Alexander Hamilton

Hamilton and the Link Between Inspiration and Insignificance

These days I can only take so much NPR. I turn off the discussion of forced deportation and escape into a book — something comforting like, say, The Decline and Fall of the Roman Empire or maybe In the Garden of Beasts: Love, Terror, and American Family in Hitler’s Berlin. No, I’m not trying to compare Trump to Caligula or Hitler. But I do find that reading history calms nerves frayed by the current state of affairs.

“Hamilton was brilliant, but he was also kind of a dumbass and a bit of a slut. Thomas Jefferson (of all people) publicly shamed him for tomcatting around with married women, and Hamilton was so bombastically obnoxious that Aaron Burr actually killed him for it.”

I’m comforted by immersing myself in a past reality and remembering that catastrophes recede into the past. No matter how bad things get and no matter how awful people are, eventually new leaders and schools of thought usurp the spotlight. Often these replacements are deeply flawed, but somewhere along the way we’ll find beauty, kindness, renewal, maybe even redemption.

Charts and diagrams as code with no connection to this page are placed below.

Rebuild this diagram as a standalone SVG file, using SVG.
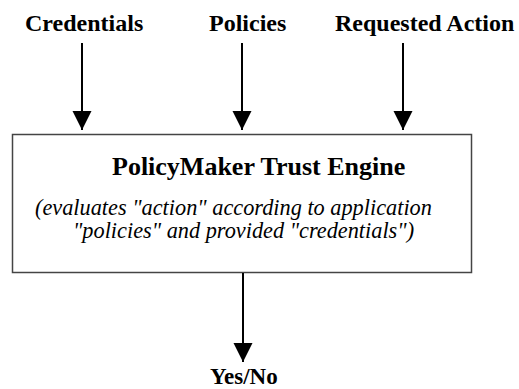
<svg xmlns="http://www.w3.org/2000/svg" width="519" height="389" viewBox="0 0 519 389">
<style>
.lbl{font-family:"Liberation Serif","Times New Roman",serif;font-weight:bold;font-size:24px;fill:#000}
.title{font-family:"Liberation Serif","Times New Roman",serif;font-weight:bold;font-size:26px;fill:#000}
.desc{font-family:"Liberation Serif","Times New Roman",serif;font-style:italic;font-size:22.3px;fill:#000}
.box{fill:#fff;stroke:#444;stroke-width:1.5}
.conn{stroke:#000;stroke-width:2;fill:none}
</style>
<defs>
<marker id="arr" markerUnits="userSpaceOnUse" markerWidth="20" markerHeight="22" refX="19" refY="10" orient="auto" viewBox="0 0 20 20">
<path d="M0,0.5 L19,10 L0,19.5 Z" fill="#000"/>
</marker>
</defs>
<rect width="519" height="389" fill="#fff"/>
<g id="credentials"><text class="lbl" x="25" y="31">Credentials</text></g>
<g id="policies"><text class="lbl" x="209" y="31">Policies</text></g>
<g id="requested-action"><text class="lbl" x="335" y="31">Requested Action</text></g>
<g id="engine">
<rect class="box" x="12.5" y="134.5" width="459" height="138"/>
<text class="title" x="112" y="175">PolicyMaker Trust Engine</text>
<text class="desc" x="35" y="215">(evaluates "action" according to application</text>
<text class="desc" x="73" y="238">"policies" and provided "credentials")</text>
</g>
<g id="result"><text class="lbl" x="210" y="383.5" style="font-size:23px">Yes/No</text></g>
<g id="connectors">
<line class="conn" x1="82" y1="43" x2="82" y2="130" marker-end="url(#arr)"/>
<line class="conn" x1="242" y1="43" x2="242" y2="130" marker-end="url(#arr)"/>
<line class="conn" x1="403" y1="43" x2="403" y2="130" marker-end="url(#arr)"/>
<line class="conn" x1="243" y1="273" x2="243" y2="362" marker-end="url(#arr)"/>
</g>
</svg>
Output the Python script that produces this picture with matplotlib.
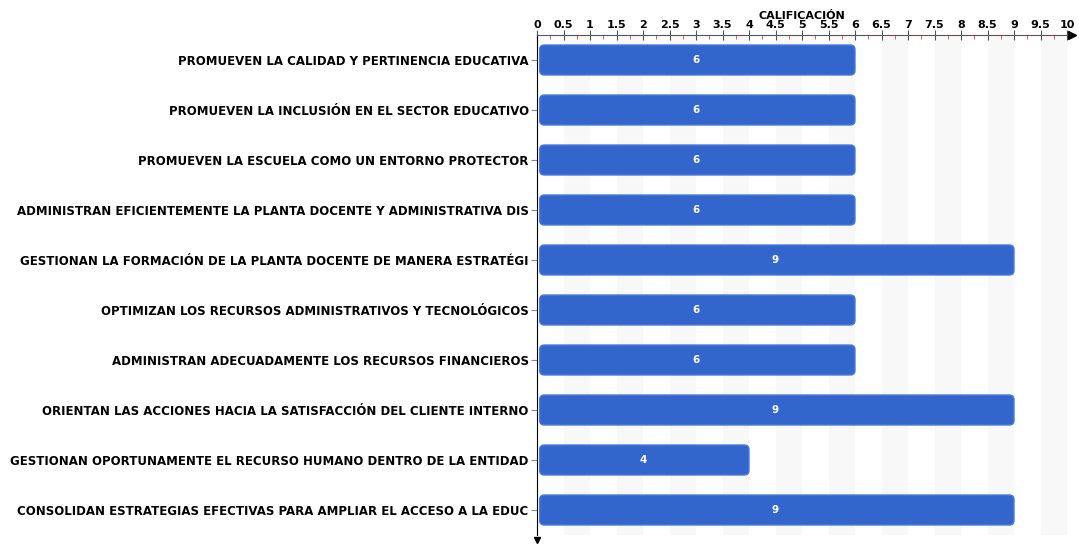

So history can be an antidote to trying times, a reminder that life does indeed cycle and that today’s villains will likely come to unpleasant ends. But it doesn’t end there. Even when my depression is deeply personal or — worse yet — that creeping ennui that seems to have no definitive source, I look to my old friend the bookshelf.

History is not my comfort blanket because I want to compare my own problems to the truly disadvantaged. No depressed person wants to be told “Buck up, at least you’re not a starving child in Africa” or “Buck up, at least you’re not barefoot in the snow and dying of dysentery at Valley Forge.” I don’t necessarily read history to remind myself that I have it better than other people. I read history to remind myself of two important points.

First, to remember that everyone makes mistakes. And these mistakes don’t always negate a person’s accomplishments. I’ll use Alexander Hamilton as an example because everyone seems to know who he is these days. Hamilton was brilliant, but he was also kind of a dumbass and a bit of a slut. Thomas Jefferson (of all people) publicly shamed him for tomcatting around with married women, and Hamilton was so bombastically obnoxious that Aaron Burr actually killed him for it.

So was Alexander Hamilton a slutty idiot? No, he was a bastard (literally) from a shamed and impoverished family who managed to vault himself to fame and fortune through his own brilliance and tenaciousness, and who basically invented the US economic system. (Some might view this as a negative, but there’s no denying that Hamilton’s machinations stabilized the new country and positioned the United States as a future world power.)

So next time you’re thinking, “Wow, everyone thinks I’m an obnoxious dumbass,” or “Wow, I’m being slut-shamed,” or “No one ever gives me due credit for my brilliance,” or “I’m way more qualified to be president than this douchebag,” find your solace in Alexander Hamilton, an excellent reminder that life and legacy have dramatic ups and downs. In the current Hamilton mania it’s easy to forget, but ten years ago half of America had forgotten who Hamilton was. The U.S. Treasury was considering removing him from the $10 bill. Then Lin-Manuel Miranda happened to read and get inspired by Ron Chernow’s bestselling hagiography. So no matter how bad your situation looks today, it’s totally possible that Lin-Manuel Miranda might someday write a musical about your accomplishments. You too might garner posthumous glory! Hey, whatever it takes to get out of bed in the morning.

Now, you may be thinking, “This does not help me because I’m not an economic mastermind with a glittering intellect and there’s no way I’m going to improve my shitty economic situation by marrying into one of New York’s ruling families.” Fair enough. But even if other people’s brilliance depresses you, history may still afford comfort. In addition to imagining my future hagiography, I read history because it reminds me that I am, indeed, insignificant. That the anguish I’m feeling is insignificant, a tiny grain of darkness in the great shifting mosaic of history.

Just as the kingdom of Palmyra rose and fell, just as Van Gogh cycled from brilliance to madness, just as my ancestor Wolfert Gerritse Van Kouwenhoven cheated the Indians out of a vast swathe of Long Island, just as disgrace obscured Aaron Burr’s heroism, just as Italian immigrants dreamed the American Dream while laboring in airless tenement sweatshops, just as settlers moved restlessly west…My life is a tiny cycle, one curlicue in a terrible yet beautiful pattern. I read history for the same reason I stare at the stars.

History reminds me that I am nothing, but also part of the infinite.